## BEGIN

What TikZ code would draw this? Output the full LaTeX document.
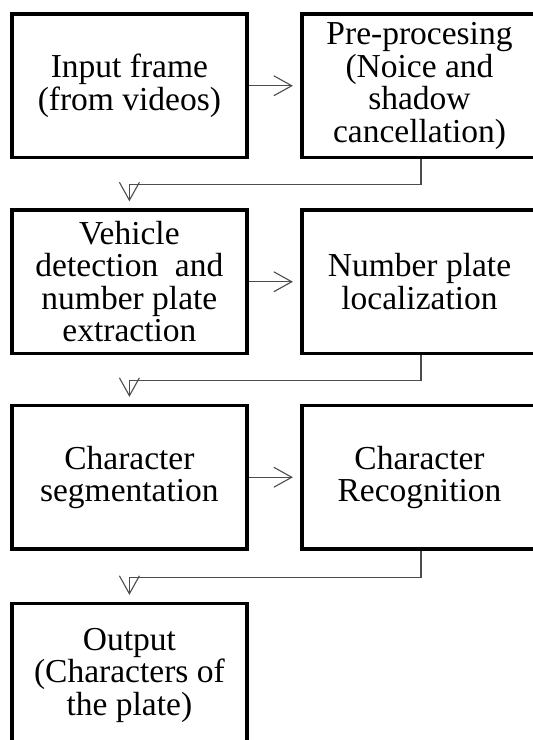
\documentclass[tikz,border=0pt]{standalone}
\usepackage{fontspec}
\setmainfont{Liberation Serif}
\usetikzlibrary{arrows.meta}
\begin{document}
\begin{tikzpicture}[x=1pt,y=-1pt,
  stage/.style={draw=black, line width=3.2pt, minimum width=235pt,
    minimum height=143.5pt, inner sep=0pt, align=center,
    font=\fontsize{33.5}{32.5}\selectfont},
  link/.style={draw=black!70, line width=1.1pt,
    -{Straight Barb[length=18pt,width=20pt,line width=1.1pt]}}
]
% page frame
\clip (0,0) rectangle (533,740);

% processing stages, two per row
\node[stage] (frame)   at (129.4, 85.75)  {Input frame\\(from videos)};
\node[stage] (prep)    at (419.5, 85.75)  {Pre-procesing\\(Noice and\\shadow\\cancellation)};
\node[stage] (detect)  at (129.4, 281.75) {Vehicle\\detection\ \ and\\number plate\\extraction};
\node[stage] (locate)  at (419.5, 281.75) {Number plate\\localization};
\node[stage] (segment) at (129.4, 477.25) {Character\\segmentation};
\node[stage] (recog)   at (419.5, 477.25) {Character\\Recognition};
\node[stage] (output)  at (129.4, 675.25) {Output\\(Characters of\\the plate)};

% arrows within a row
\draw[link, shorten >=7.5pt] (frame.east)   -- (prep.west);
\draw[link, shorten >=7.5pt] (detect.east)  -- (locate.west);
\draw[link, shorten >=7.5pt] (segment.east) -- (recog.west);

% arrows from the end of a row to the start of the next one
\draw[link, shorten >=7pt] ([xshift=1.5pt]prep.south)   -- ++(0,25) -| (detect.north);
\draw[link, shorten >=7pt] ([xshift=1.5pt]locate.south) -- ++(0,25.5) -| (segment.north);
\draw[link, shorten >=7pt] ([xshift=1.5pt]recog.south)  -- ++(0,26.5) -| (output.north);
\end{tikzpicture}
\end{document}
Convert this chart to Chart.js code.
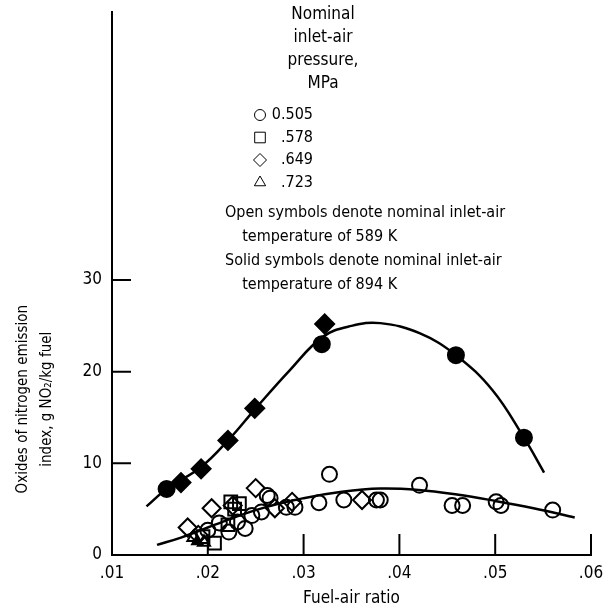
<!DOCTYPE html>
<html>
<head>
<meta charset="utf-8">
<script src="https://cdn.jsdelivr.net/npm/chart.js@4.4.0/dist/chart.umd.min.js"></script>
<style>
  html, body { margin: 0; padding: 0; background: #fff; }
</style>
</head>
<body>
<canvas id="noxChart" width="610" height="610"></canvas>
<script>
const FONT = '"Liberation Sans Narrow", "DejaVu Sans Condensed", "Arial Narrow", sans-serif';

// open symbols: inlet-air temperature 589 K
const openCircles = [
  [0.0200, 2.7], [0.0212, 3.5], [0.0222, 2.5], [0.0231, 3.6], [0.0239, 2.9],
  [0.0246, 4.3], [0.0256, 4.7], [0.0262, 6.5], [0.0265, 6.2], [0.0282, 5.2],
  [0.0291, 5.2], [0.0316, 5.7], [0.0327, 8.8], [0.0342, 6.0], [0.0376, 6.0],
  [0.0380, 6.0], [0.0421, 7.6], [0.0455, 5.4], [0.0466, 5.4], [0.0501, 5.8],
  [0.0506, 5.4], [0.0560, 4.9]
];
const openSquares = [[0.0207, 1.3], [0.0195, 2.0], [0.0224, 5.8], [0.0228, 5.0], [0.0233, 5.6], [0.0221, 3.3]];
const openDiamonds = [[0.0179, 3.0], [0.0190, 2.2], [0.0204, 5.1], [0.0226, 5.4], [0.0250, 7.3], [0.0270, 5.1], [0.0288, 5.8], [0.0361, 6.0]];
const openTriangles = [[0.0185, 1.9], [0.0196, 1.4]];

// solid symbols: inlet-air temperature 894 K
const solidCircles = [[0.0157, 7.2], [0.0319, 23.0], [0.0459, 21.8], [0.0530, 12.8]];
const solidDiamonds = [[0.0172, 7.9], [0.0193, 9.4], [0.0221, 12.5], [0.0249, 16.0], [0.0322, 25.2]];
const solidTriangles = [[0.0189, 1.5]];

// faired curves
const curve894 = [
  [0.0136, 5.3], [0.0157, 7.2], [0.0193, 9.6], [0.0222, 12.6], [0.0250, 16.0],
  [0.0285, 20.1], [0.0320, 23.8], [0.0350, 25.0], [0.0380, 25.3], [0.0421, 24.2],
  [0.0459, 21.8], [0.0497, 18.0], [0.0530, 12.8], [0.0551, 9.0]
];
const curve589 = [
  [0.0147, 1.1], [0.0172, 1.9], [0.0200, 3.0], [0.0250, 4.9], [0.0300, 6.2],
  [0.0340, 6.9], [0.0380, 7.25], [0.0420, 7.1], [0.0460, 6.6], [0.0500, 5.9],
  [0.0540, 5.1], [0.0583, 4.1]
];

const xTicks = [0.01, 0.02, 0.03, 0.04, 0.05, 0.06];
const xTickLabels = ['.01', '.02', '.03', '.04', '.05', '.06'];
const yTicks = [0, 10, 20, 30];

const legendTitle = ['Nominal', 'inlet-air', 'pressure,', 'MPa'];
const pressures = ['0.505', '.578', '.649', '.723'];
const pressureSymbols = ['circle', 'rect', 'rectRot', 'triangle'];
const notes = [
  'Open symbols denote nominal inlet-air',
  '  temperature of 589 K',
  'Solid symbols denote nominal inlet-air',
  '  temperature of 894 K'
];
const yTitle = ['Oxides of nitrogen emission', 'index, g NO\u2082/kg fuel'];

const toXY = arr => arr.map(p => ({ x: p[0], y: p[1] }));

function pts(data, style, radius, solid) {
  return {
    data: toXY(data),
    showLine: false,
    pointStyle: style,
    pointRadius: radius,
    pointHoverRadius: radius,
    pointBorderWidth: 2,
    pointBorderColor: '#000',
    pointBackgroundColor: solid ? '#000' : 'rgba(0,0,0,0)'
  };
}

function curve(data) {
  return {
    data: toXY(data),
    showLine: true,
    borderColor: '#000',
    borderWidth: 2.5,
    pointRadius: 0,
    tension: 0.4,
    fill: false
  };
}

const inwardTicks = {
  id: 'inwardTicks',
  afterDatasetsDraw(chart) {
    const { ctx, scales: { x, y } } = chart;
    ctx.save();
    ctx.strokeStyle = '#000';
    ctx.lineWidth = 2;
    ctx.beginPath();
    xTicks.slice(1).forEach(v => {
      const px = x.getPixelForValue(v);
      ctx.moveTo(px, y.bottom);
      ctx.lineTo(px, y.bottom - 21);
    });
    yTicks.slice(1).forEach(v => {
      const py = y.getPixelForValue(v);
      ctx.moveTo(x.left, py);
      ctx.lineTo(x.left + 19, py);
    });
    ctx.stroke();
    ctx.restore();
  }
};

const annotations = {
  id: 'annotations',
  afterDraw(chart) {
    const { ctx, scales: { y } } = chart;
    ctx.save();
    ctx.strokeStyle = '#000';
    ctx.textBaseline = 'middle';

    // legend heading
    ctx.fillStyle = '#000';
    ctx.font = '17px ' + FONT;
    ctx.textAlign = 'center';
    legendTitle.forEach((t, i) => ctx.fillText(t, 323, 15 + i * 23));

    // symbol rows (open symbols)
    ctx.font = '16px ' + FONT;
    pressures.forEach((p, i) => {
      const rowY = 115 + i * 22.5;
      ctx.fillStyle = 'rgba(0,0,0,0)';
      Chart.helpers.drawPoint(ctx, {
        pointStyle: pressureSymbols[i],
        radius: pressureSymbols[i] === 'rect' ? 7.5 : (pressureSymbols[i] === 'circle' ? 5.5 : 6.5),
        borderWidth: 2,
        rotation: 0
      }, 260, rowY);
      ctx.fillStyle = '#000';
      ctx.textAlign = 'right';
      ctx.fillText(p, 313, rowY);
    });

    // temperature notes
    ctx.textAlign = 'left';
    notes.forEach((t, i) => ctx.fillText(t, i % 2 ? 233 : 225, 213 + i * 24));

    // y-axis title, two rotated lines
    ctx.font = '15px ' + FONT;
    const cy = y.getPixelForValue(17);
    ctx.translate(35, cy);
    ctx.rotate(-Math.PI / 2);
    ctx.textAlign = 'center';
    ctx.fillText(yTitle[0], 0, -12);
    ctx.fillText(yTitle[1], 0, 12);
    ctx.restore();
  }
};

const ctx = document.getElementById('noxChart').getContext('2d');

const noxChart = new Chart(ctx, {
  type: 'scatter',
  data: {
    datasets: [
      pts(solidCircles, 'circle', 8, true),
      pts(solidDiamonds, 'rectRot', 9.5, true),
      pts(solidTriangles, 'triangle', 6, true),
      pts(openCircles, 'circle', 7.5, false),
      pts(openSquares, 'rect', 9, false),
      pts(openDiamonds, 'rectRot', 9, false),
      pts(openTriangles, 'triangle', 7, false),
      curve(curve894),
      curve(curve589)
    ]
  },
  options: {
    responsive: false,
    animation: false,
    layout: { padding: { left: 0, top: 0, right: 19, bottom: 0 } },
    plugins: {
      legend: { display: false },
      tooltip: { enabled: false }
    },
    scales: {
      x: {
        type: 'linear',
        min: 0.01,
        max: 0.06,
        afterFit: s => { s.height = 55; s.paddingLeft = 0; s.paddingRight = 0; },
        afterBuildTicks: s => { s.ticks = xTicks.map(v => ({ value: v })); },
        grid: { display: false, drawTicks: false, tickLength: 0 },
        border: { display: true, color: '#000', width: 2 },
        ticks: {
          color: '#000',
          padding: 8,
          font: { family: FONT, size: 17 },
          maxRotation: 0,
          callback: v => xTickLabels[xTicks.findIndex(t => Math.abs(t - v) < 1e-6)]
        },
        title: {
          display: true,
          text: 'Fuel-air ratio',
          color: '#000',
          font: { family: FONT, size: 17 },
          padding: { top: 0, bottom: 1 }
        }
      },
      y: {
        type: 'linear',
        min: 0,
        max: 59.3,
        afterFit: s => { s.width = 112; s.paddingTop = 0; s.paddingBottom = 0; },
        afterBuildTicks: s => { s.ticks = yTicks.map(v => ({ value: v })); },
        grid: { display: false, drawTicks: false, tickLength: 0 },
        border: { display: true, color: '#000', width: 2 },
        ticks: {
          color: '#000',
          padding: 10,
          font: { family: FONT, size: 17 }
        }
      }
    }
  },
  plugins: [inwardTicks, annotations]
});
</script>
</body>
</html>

## END

Task description
Omit all pictures and repeat exactly the lines from the one containing "Convert this chart to Chart.js code." through the one containing "const openTriangles = [[0.0185, 1.9], [0.0196, 1.4]];", ends included, with nothing added.

Full solution
Convert this chart to Chart.js code.
<!DOCTYPE html>
<html>
<head>
<meta charset="utf-8">
<script src="https://cdn.jsdelivr.net/npm/chart.js@4.4.0/dist/chart.umd.min.js"></script>
<style>
  html, body { margin: 0; padding: 0; background: #fff; }
</style>
</head>
<body>
<canvas id="noxChart" width="610" height="610"></canvas>
<script>
const FONT = '"Liberation Sans Narrow", "DejaVu Sans Condensed", "Arial Narrow", sans-serif';

// open symbols: inlet-air temperature 589 K
const openCircles = [
  [0.0200, 2.7], [0.0212, 3.5], [0.0222, 2.5], [0.0231, 3.6], [0.0239, 2.9],
  [0.0246, 4.3], [0.0256, 4.7], [0.0262, 6.5], [0.0265, 6.2], [0.0282, 5.2],
  [0.0291, 5.2], [0.0316, 5.7], [0.0327, 8.8], [0.0342, 6.0], [0.0376, 6.0],
  [0.0380, 6.0], [0.0421, 7.6], [0.0455, 5.4], [0.0466, 5.4], [0.0501, 5.8],
  [0.0506, 5.4], [0.0560, 4.9]
];
const openSquares = [[0.0207, 1.3], [0.0195, 2.0], [0.0224, 5.8], [0.0228, 5.0], [0.0233, 5.6], [0.0221, 3.3]];
const openDiamonds = [[0.0179, 3.0], [0.0190, 2.2], [0.0204, 5.1], [0.0226, 5.4], [0.0250, 7.3], [0.0270, 5.1], [0.0288, 5.8], [0.0361, 6.0]];
const openTriangles = [[0.0185, 1.9], [0.0196, 1.4]];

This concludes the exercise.